On ne peut pas dire que Victor Erice nous ait ensevelis sous un nombre démesuré de longs-métrages au cours de sa carrière. En effet, il en a réalisé quatre sur une durée d'un demi-siècle, dont le troisième plus de trente ans avant Fermer les yeux.
S'il est fait exception du film dans le film qui introduit et conclut l'ensemble, avec de la bonne vieille péloche (ce qui est cohérent étant donné qu'il est censé avoir été tourné au début des années 1990 !), le tout est filmé par l'intermédiaire du numérique. Ce qui a pour conséquence que ce format visuel d'aujourd'hui s'est implanté aussi chez un cinéaste qui mettait un point d'honneur à créer des expériences esthétiques (et sensorielles !), que l'on a le droit à une réalisation sur le plan technique qui peut apparaître lisse, sans aspérités, sans contrastes.
METTAIT un point d'honneur ? Déjà, je pense que le numérique et ses défauts sont voulus par Erice. Un tâcheron sans âme se serait contenter bêtement et platement de filmer le film dans le film en numérique, sans marquer ainsi de différence temporelle pour le regard. Oui, la comparaison est souhaitée pour marquer les époques. Et pourquoi le personnage de l'archiviste (sur lequel je vais revenir plus loin !) si ce n'était pas le cas ? Et la réalisation téléfilmesque des séquences autour d'une émission de télévision racoleuse, n'est-ce pas pour souligner combien tout cela est téléfilmesque ? En outre, le numérique n'empêche nullement de prouver que le vieil metteur en scène en a encore à revendre. Il suffit de voir les quelques plans d'une beauté simple, mais mémorable, autour d'une disparition telle que la conçoit l'esprit du personnage principal.

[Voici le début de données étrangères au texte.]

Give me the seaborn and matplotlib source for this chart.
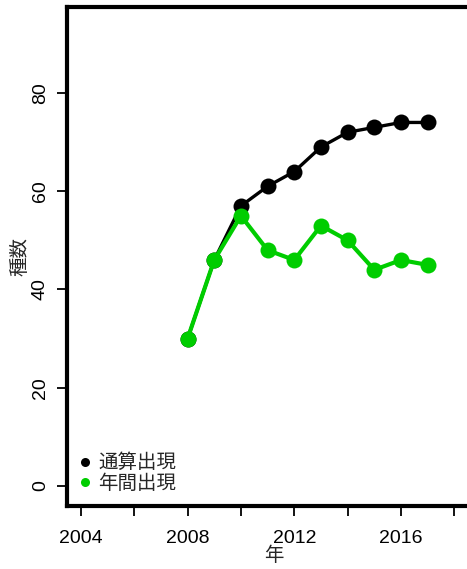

A propos de ce dernier justement, difficile de ne pas voir en ce cinéaste n'ayant pas tourné depuis des décennies et à l'écart de toute activité artistique, une autoréférence. Et ce n'est pas le fait qu'Ana Torrent, la gamine de L'Esprit de la ruche (le tout premier film du Monsieur !), soit dans la distribution qui va pour contredire qu'Erice construit un flashback à propos de lui-même. Il parle de lui, il parle de cinéma du passé par l'intermédiaire de références aux frères Lumière, à Rio Bravo, de photographies de tournage en noir et blanc, il parle d'aujourd'hui où tout parait lisse, trop formaté. Faut-il maintenant désespérer ? Est-ce que, comme le lance désespérément l'archiviste, vivant seul, dans l'ombre, parmi des bobines de films abandonnés, les miracles au cinéma n'existent plus depuis que Dreyer est mort ?
Un dernier acte vient contredire cette affirmation péremptoire lors duquel Erice crie sa foi dans la puissance du cinéma. Et tout simplement, il y a aussi ce film poignant, profond et captivant qui s'intitule Fermer les yeux.